Perhaps the most dramatic sign of recent events challenging country-music complacency can be seen in the renamings that a pair of bands announced last month. The group once known as Lady Antebellum, a country fixture since 2006 that had a No. 1 country-radio single just this past January, said in June that it was changing its name to just Lady A. The band said it initially chose the word antebellum for the vague southern nostalgia it evoked, but, according to the band’s statement, the group “did not take into account the associations that weigh down this word referring to the period of history before The Civil War, which includes slavery.” A similar story played out with the Dixie Chicks, who became just “the Chicks” in June in order to disavow the racist baggage attached to the term Dixie. Both bands’ name changes demonstrate the extent to which ideas of heritage, tradition, and pastoralism baked into country music are tied up with ugly parts of American history—history that’s ever harder to ignore.

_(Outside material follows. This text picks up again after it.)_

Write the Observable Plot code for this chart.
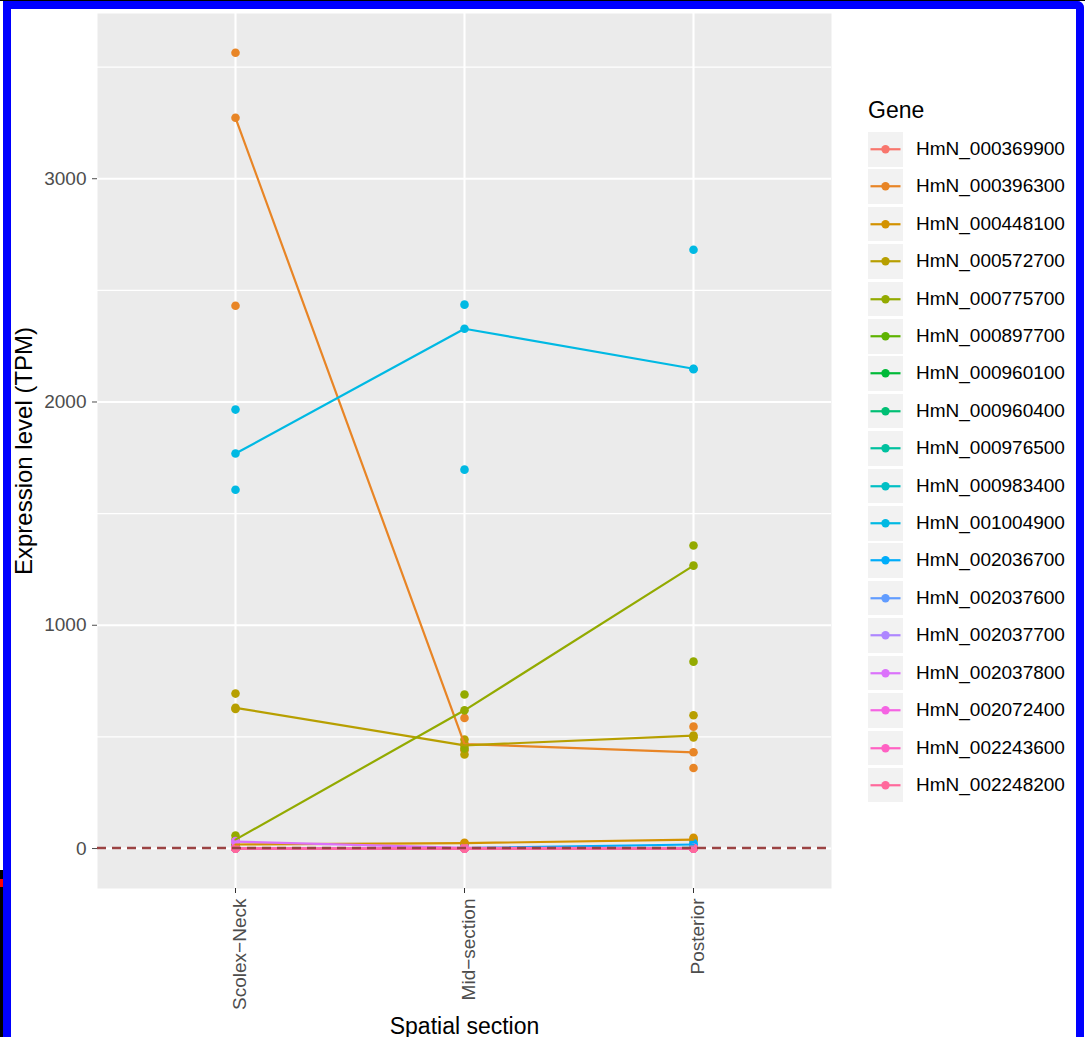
<!DOCTYPE html>
<html>
<head>
<meta charset="utf-8">
<script src="https://cdn.jsdelivr.net/npm/d3@7"></script>
<script src="https://cdn.jsdelivr.net/npm/@observablehq/plot@0.6"></script>
<style>
  html, body { margin: 0; padding: 0; background: #fff; }
  body { width: 1085px; height: 1037px; position: relative; overflow: hidden;
         font-family: "Liberation Sans", Arial, Helvetica, sans-serif; }
  #chart { position: absolute; left: 0; top: 0; }
  #legend { position: absolute; left: 868px; top: 98px; color: #000; }
  #legend .title { font-size: 23px; height: 34px; line-height: 24px; }
  #legend .row { height: 37.42px; display: flex; align-items: flex-start; }
  #legend .key { width: 35px; height: 34.5px; background: #F2F2F2; }
  #legend .lab { font-size: 19px; margin-left: 13px; line-height: 34.5px; }
  .frame { position: absolute; left: 3px; top: 1px; width: 1065px; height: 1100px;
           border-top: 8px solid #0000FF; border-left: 8px solid #0000FF; border-right: 8px solid #0000FF;
           border-top-right-radius: 7px; pointer-events: none; }
  .topline { position: absolute; left: 0; top: 0; width: 1085px; height: 1px; background: #000; }
  .leftblack { position: absolute; left: 0; top: 870px; width: 3px; height: 167px; background: #000; }
  .leftred { position: absolute; left: 0; top: 879px; width: 3px; height: 8px; background: #f00; }
</style>
</head>
<body>
<div id="chart"></div>
<div id="legend"></div>
<div class="topline"></div>
<div class="leftblack"></div>
<div class="leftred"></div>
<div class="frame"></div>
<script>
// ---------------- data ----------------
const sections = ["Scolex\u2212Neck", "Mid\u2212section", "Posterior"];
const genes = [
  "HmN_000369900", "HmN_000396300", "HmN_000448100", "HmN_000572700",
  "HmN_000775700", "HmN_000897700", "HmN_000960100", "HmN_000960400",
  "HmN_000976500", "HmN_000983400", "HmN_001004900", "HmN_002036700",
  "HmN_002037600", "HmN_002037700", "HmN_002037800", "HmN_002072400",
  "HmN_002243600", "HmN_002248200"
];
// three replicate values (TPM) per gene, one array per spatial section
const scolexNeck = [
  [2, 1, 0], [3564, 3273, 2431], [22, 18, 14], [694, 630, 625],
  [58, 40, 30], [3, 2, 1], [2, 1, 1], [1, 1, 0],
  [2, 1, 0], [3, 2, 1], [1966, 1769, 1607], [2, 1, 1],
  [3, 2, 1], [4, 2, 1], [33, 31, 28], [2, 1, 0],
  [1, 0, 0], [1, 0, 0]
];
const midSection = [
  [1, 0, 0], [585, 468, 440], [26, 24, 20], [488, 462, 421],
  [690, 619, 448], [2, 1, 0], [1, 1, 0], [1, 0, 0],
  [1, 1, 0], [2, 1, 0], [2436, 2328, 1697], [3, 2, 1],
  [2, 1, 0], [2, 1, 1], [4, 3, 2], [1, 0, 0],
  [1, 0, 0], [0, 0, 0]
];
const posterior = [
  [2, 1, 0], [546, 431, 361], [48, 40, 36], [597, 506, 498],
  [1357, 1267, 837], [3, 2, 1], [2, 1, 0], [1, 1, 0],
  [2, 1, 0], [4, 3, 2], [2682, 2149, 2147], [25, 18, 12],
  [3, 2, 1], [2, 1, 0], [3, 2, 1], [2, 1, 0],
  [1, 0, 0], [1, 0, 0]
];
const yTicks = [0, 1000, 2000, 3000];
const yMinorTicks = [500, 1500, 2500, 3500];
const threshold = [2];

// ---------------- build long table ----------------
const bySection = [scolexNeck, midSection, posterior];
const rows = [];
genes.forEach((g, gi) => {
  sections.forEach((s, si) => {
    bySection[si][gi].forEach(v => rows.push({gene: g, section: s, value: v}));
  });
});

// ggplot2 default hue palette (hcl, polar Luv, l=65, c=100)
function hclLuv(h, c, l) {
  const hr = h * Math.PI / 180;
  const U = c * Math.cos(hr), V = c * Math.sin(hr);
  const Y = 100 * (l > 7.999592 ? Math.pow((l + 16) / 116, 3) : l / 903.3);
  const XN = 95.047, YN = 100, ZN = 108.883;
  const t = XN + 15 * YN + 3 * ZN, un = 4 * XN / t, vn = 9 * YN / t;
  const u = U / (13 * l) + un, v = V / (13 * l) + vn;
  const X = 9 * Y * u / (4 * v);
  const Z = -X / 3 - 5 * Y + 3 * Y / v;
  const lin = [
    ( 3.240479 * X - 1.537150 * Y - 0.498535 * Z) / 100,
    (-0.969256 * X + 1.875992 * Y + 0.041556 * Z) / 100,
    ( 0.055648 * X - 0.204043 * Y + 1.057311 * Z) / 100
  ];
  const gam = x => x <= 0.0031308 ? 12.92 * x : 1.055 * Math.pow(x, 1 / 2.4) - 0.055;
  const rgb = lin.map(x => Math.round(255 * Math.min(1, Math.max(0, gam(x)))));
  return d3.rgb(rgb[0], rgb[1], rgb[2]).formatHex();
}
const palette = genes.map((g, i) => hclLuv(15 + 360 * i / genes.length, 100, 65));

const FONT = '"Liberation Sans", Arial, Helvetica, sans-serif';

const chart = Plot.plot({
  width: 850,
  height: 1037,
  marginLeft: 97,
  marginRight: 19,
  marginTop: 13,
  marginBottom: 149,
  style: { fontFamily: FONT, fontSize: "19px", background: "transparent", overflow: "visible" },
  x: { type: "point", domain: sections, padding: 0.6, axis: null },
  y: { domain: [-179, 3740], axis: null },
  color: { domain: genes, range: palette },
  marks: [
    Plot.frame({ fill: "#EBEBEB", stroke: null }),
    Plot.ruleY(yMinorTicks, { stroke: "#fff", strokeWidth: 1.1 }),
    Plot.ruleY(yTicks, { stroke: "#fff", strokeWidth: 2.1 }),
    Plot.ruleX(sections, { stroke: "#fff", strokeWidth: 2.1 }),
    Plot.dot(rows, { x: "section", y: "value", fill: "gene", r: 4.3, stroke: null }),
    Plot.lineY(rows, Plot.groupX({ y: "median" },
      { x: "section", y: "value", z: "gene", stroke: "gene", strokeWidth: 2.2 })),
    Plot.ruleY(threshold, { stroke: "#9B4343", strokeWidth: 2.5, strokeDasharray: "9,6" }),
    Plot.axisY({ ticks: yTicks, tickSize: 5, tickPadding: 6, label: null, color: "#4D4D4D",
                 fontSize: 19, tickFormat: d => String(d) }),
    Plot.axisX({ tickSize: 5, label: null, color: "#333333", tickFormat: () => "" }),
    Plot.text(sections, { x: d => d, frameAnchor: "bottom", rotate: -90, textAnchor: "end",
                          dy: 10, dx: 10, fill: "#4D4D4D", fontSize: 19 }),
    Plot.text(["Expression level (TPM)"], { frameAnchor: "left", rotate: -90, dx: -73,
                          textAnchor: "middle", fill: "#000", fontSize: 24 }),
    Plot.text(["Spatial section"], { frameAnchor: "bottom", dy: 145, lineAnchor: "bottom",
                          textAnchor: "middle", fill: "#000", fontSize: 23 })
  ]
});
document.getElementById("chart").appendChild(chart);

// ---------------- legend ----------------
const legend = document.getElementById("legend");
const title = document.createElement("div");
title.className = "title";
title.textContent = "Gene";
legend.appendChild(title);
genes.forEach((g, i) => {
  const row = document.createElement("div");
  row.className = "row";
  const key = document.createElement("div");
  key.className = "key";
  key.innerHTML = `<svg width="35" height="34.5"><line x1="2.5" x2="32.5" y1="17.25" y2="17.25" stroke="${palette[i]}" stroke-width="2.2"/><circle cx="17.5" cy="17.25" r="4.2" fill="${palette[i]}"/></svg>`;
  const lab = document.createElement("div");
  lab.className = "lab";
  lab.textContent = g;
  row.appendChild(key);
  row.appendChild(lab);
  legend.appendChild(row);
});
</script>
</body>
</html>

But for Lady A, the attempt to signal support of Black Lives Matter has become a case study in alleged white hypocrisy. It turned out that Anita White, a Black blues singer from Seattle, had been using the name Lady A for two decades. The country act initially professed ignorance of White’s existence, and then announced that a truce had been brokered, whereby both artists would keep the Lady A name and potentially collaborate. But last week, the platinum-selling band sued White, writing, “Today we are sad to share that our sincere hope to join together with Anita White in unity and common purpose has ended.” The band says she’d asked for a $10 million payment, leading them to take legal action to ensure their right to use the name without paying her. White has said she’d indeed asked for $5 million for the right to use the name, plus a $5 million donation to charities of her choice. “If you want to be an advocate or an ally, you help those who you’re oppressing,” White told Vulture. “And that might require you to give up something because I am not going to be erased.”

The Chicks, meanwhile, are about to release Gaslighter, their first batch of songs since 2006. Back then, country radio’s boycott—cancellation?—of the Chicks for criticizing the Iraq War did not succeed in getting the band to quiet down, and they remain outspoken on Gaslighter. Produced by the pop artist Jack Antonoff, the album is a lively and thumping stylistic pastiche with biting lyrics about personal matters and politics. On the single “March, March,” the Chicks speak out for abortion rights, for gun control, and to raise questions about Donald Trump’s relationship with Russia. Its accompanying video is packed with images from the recent protests, culminating with a list of Black people killed by police. The song’s banjos and harmonies sound like country music, but the listener is left with a jolting, tense feeling far from the soothing haze offered by old Chicks songs like “Wide Open Spaces.” This is the sound of a band insisting that everything is not fine and normal—or maybe that normal was never all that fine.

Spencer Kornhaber is a staff writer at The Atlantic.